Por eso es tan irresponsable y dañino lo que los
dirigentes independentistas catalanes llevan haciendo seis años. Otras
consideraciones aparte, han logrado que en el resto de España nazca y crezca
una animadversión indiscriminada hacia “los catalanes”, cuando, de los seis o
siete millones que son, sólo dos (según los cálculos más interesados) apoyan
ese procés de tintes racistas, ultrarreaccionarios y
antidemocráticos, por mucho que sus promotores lleven cínicamente en los labios
la palabra “democracia” y que el idiótico PEN los jalee a cambio de dádivas.
Durante estos seis años han acumulado insultos, desdenes, calumnias y agravios
sin fin hacia “los españoles”, con especial inquina hacia madrileños, andaluces
y extremeños. Por fortuna, la reacción ha sido exigua, lenta y nada exaltada.
Pero es obvio que la paciencia se erosiona y que el hartazgo va en aumento. A
los Mas, Puigdemont, Junqueras, Torra, Rovira, Artadi, Rufián y compañía eso
les trae sin cuidado; de hecho ansían más hartazgo. Lo cierto es que, incluso
si un día su anhelada República fuera un hecho y Cataluña independiente, la
geografía, tozuda, no variaría, y seguiríamos siendo vecinos. ¿Es aconsejable
irritar deliberada y sistemáticamente al vecino, cuando además es nuestro mayor
cliente? ¿Cuando es al que solicitaríamos ayuda en caso de catástrofe natural o
de atentado terrorista masivo? ¿Cuando llevamos siglos de convivencia y
solidaridad ininterrumpidas, pese a las fricciones innegables? ¿Cuánto tiempo
va a costar restablecer la confianza perdida y la estima deteriorada?

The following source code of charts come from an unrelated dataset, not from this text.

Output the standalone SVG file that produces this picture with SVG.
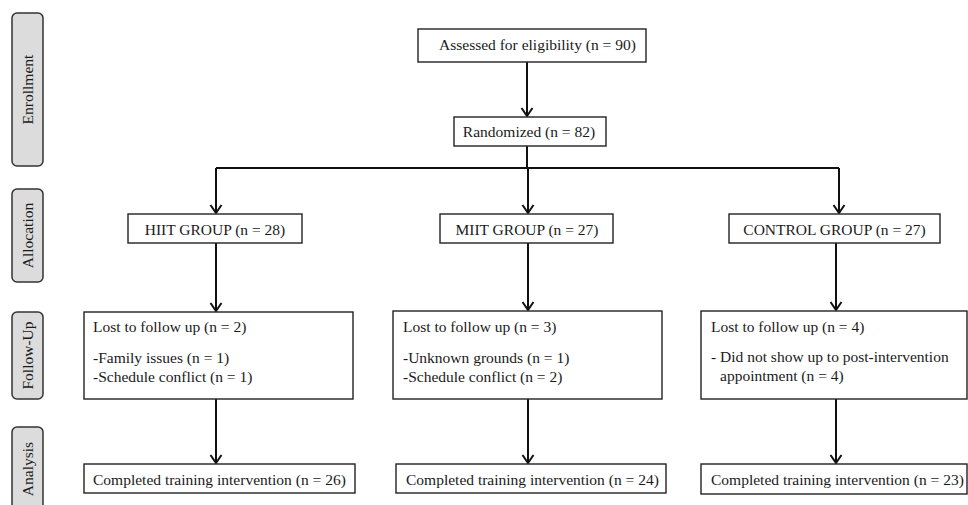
<svg xmlns="http://www.w3.org/2000/svg" width="968" height="505" viewBox="0 0 968 505">
<defs>
<style>
text{font-family:"Liberation Serif","DejaVu Serif",serif;font-size:15.5px;fill:#1a1a1a}
.box{fill:#fff;stroke:#222;stroke-width:1.4}
.side{fill:#dcdcdc;stroke:#333;stroke-width:1.5}
.c{stroke:#111;stroke-width:2;fill:none}
.mid{text-anchor:middle}
</style>
<marker id="ah" markerWidth="12" markerHeight="14" refX="10" refY="7" orient="auto" markerUnits="userSpaceOnUse" viewBox="0 0 12 14">
<path d="M2,1.5 L10,7 L2,12.5" fill="none" stroke="#111" stroke-width="2"/>
</marker>
</defs>
<rect width="968" height="505" fill="#fff"/>
<g font-family="'Liberation Serif', 'DejaVu Serif', serif">
<g id="side-enrollment"><rect class="side" x="12" y="13" width="31" height="153" rx="5"/><text class="mid" transform="translate(33,89.5) rotate(-90)">Enrollment</text></g>
<g id="side-allocation"><rect class="side" x="12" y="189" width="31" height="93" rx="5"/><text class="mid" transform="translate(33,235.5) rotate(-90)">Allocation</text></g>
<g id="side-followup"><rect class="side" x="12" y="312" width="31" height="87" rx="5"/><text class="mid" transform="translate(33,355.5) rotate(-90)">Follow-Up</text></g>
<g id="side-analysis"><rect class="side" x="12" y="427" width="31" height="90" rx="5"/><text class="mid" transform="translate(33,469) rotate(-90)">Analysis</text></g>

<g id="connectors">
<path class="c" d="M527,62 V116" marker-end="url(#ah)"/>
<path class="c" d="M527,146 V168 M216,168 H839"/>
<path class="c" d="M216,168 V213" marker-end="url(#ah)"/>
<path class="c" d="M528,168 V213" marker-end="url(#ah)"/>
<path class="c" d="M839,168 V213" marker-end="url(#ah)"/>
<path class="c" d="M216,243 V311" marker-end="url(#ah)"/>
<path class="c" d="M528,243 V310" marker-end="url(#ah)"/>
<path class="c" d="M836,243 V310" marker-end="url(#ah)"/>
<path class="c" d="M216,399 V463" marker-end="url(#ah)"/>
<path class="c" d="M528,399 V463" marker-end="url(#ah)"/>
<path class="c" d="M836,399 V463" marker-end="url(#ah)"/>
</g>

<g id="assessed"><rect class="box" x="418" y="29" width="228" height="33"/><text x="439" y="50">Assessed for eligibility (n = 90)</text></g>
<g id="randomized"><rect class="box" x="454" y="117" width="152" height="29"/><text class="mid" x="529" y="137">Randomized (n = 82)</text></g>

<g id="hiit"><rect class="box" x="128" y="214" width="174" height="29"/><text class="mid" x="215" y="235">HIIT GROUP (n = 28)</text></g>
<g id="miit"><rect class="box" x="440" y="214" width="173" height="29"/><text class="mid" x="527" y="235">MIIT GROUP (n = 27)</text></g>
<g id="control"><rect class="box" x="729" y="214" width="211" height="29"/><text class="mid" x="834.5" y="235">CONTROL GROUP (n = 27)</text></g>

<g id="hiit-lost"><rect class="box" x="84" y="312" width="269" height="87"/>
<text x="93" y="332">Lost to follow up (n = 2)</text>
<text x="93" y="363">-Family issues (n = 1)</text>
<text x="93" y="382">-Schedule conflict (n = 1)</text></g>
<g id="miit-lost"><rect class="box" x="393" y="311" width="269" height="88"/>
<text x="403" y="332">Lost to follow up (n = 3)</text>
<text x="403" y="363">-Unknown grounds (n = 1)</text>
<text x="403" y="382">-Schedule conflict (n = 2)</text></g>
<g id="control-lost"><rect class="box" x="701" y="311" width="266" height="88"/>
<text x="711" y="332">Lost to follow up (n = 4)</text>
<text x="711" y="362">- Did not show up to post-intervention</text>
<text x="720" y="381">appointment (n = 4)</text></g>

<g id="hiit-done"><rect class="box" x="84" y="464" width="271" height="29"/><text x="93" y="485">Completed training intervention (n = 26)</text></g>
<g id="miit-done"><rect class="box" x="396" y="464" width="270" height="29"/><text x="406" y="485">Completed training intervention (n = 24)</text></g>
<g id="control-done"><rect class="box" x="701" y="464" width="266" height="30"/><text x="711" y="485">Completed training intervention (n = 23)</text></g>
</g>
</svg>
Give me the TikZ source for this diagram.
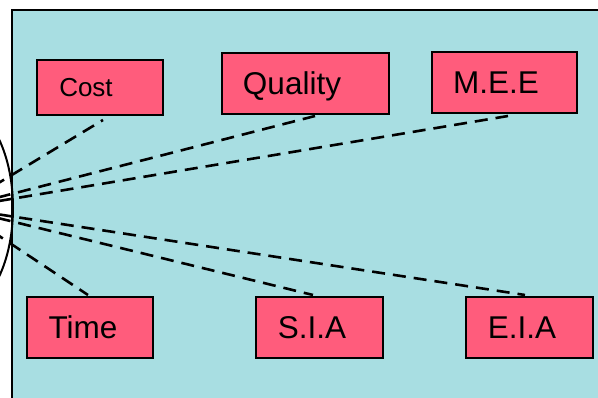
\documentclass[tikz,border=0pt]{standalone}
\usepackage{fontspec}
\setmainfont{Liberation Sans}
\usetikzlibrary{calc}
\definecolor{bg}{RGB}{168,222,226}
\definecolor{boxc}{RGB}{255,92,124}
\begin{document}
\begin{tikzpicture}[x=1pt,y=-1pt,
 box/.style={draw=black,line width=2pt,fill=boxc,minimum height=61pt,inner sep=0pt},
 lbl/.style={font=\fontsize{31.5}{31.5}\selectfont,inner sep=0pt,text height=22pt,text depth=0pt},
 slbl/.style={font=\fontsize{26}{26}\selectfont,inner sep=0pt,text height=18.5pt,text depth=0pt},
 conn/.style={line width=2.6pt,dash pattern=on 13pt off 8pt}]
\useasboundingbox (0,0) rectangle (598,398);
\clip (0,0) rectangle (598,398);
\fill[white] (0,0) rectangle (598,398);
\draw[fill=bg,line width=2pt] (12,10) rectangle (620,420);
\coordinate (c) at (-43,208);
\draw[line width=2pt] (c) ellipse (56pt and 104pt);
\node[box,minimum width=126pt,minimum height=55pt] (cost) at (100,87.5) {};
\node[box,minimum width=167pt] (quality) at (305.5,83.5) {};
\node[box,minimum width=145pt] (mee) at (504.5,82.5) {};
\node[box,minimum width=126pt] (time) at (90,327.5) {};
\node[box,minimum width=127pt] (sia) at (319.5,327.5) {};
\node[box,minimum width=127pt] (eia) at (529.5,327.5) {};
\node[slbl] at ($(cost)+(-14,0)$) {Cost};
\node[lbl] at ($(quality)+(-13.5,0)$) {Quality};
\node[lbl] at ($(mee)+(-8.5,0)$) {M.E.E};
\node[lbl] at ($(time)+(-7,0)$) {Time};
\node[lbl] at ($(sia)+(-7.5,0)$) {S.I.A};
\node[lbl] at ($(eia)+(-7.5,0)$) {E.I.A};
\draw[conn] (c) -- ([xshift=3pt,yshift=-4pt]cost.south);
\draw[conn] (c) -- ([xshift=9.5pt,yshift=-1pt]quality.south);
\draw[conn] (c) -- ([xshift=3.5pt,yshift=-2pt]mee.south);
\draw[conn] (c) -- ([xshift=-2pt,yshift=1pt]time.north);
\draw[conn] (c) -- ([xshift=-6.5pt,yshift=1pt]sia.north);
\draw[conn] (c) -- ([xshift=-4.5pt,yshift=1pt]eia.north);
\end{tikzpicture}
\end{document}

Dado que nos consideramos compatriotas y que
estamos muy mezclados, en este caso es más necesario no perder de vista los
matices y hacer un continuo esfuerzo por recordar que los usurpadores
mencionados no son en absoluto “los catalanes”, sino más bien —gracias a otro
sistema electoral injusto— individuos que, merced a una mayoría artificial
parlamentaria, han tomado como rehenes a todos sus conciudadanos. Hay cuatro o
cinco millones que no hacen sino padecerlos, y a éstos no podemos darles la
espalda ni abandonarlos a su suerte, son la mayoría. Conozco a muchos,
catalanoparlantes. Paso parte del año en su tierra y, madrileño como soy, y
habiéndome pronunciado públicamente en contra no del
independentismo (defienda cada cual lo que quiera), sino de este independentismo
totalitario y por las bravas, nunca me he sentido rechazado ni me he visto
desairado, ni en privado ni por la calle. Más bien al contrario. Ahora que
empieza el juicio a los políticos
acusados de delitos, el ruido subirá aún más de tono. La difamación
de la democracia española no conocerá límites ni escrúpulos. Las ofensas se
multiplicarán. Se nos dirá que no pasó lo que hemos visto. Quienes fomentan el
odio se aplicarán con ahínco. Justamente ahora es preciso no perder de vista
que “los catalanes” no son los que vociferan, increpan y calumnian, en modo
alguno. Siguen siendo parte de nosotros, como lo han sido siempre, aunque para
los usurpadores y sus acólitos nosotros ya no seamos parte de ellos. Eso no
debe importarnos. Son muchos, pero los menos.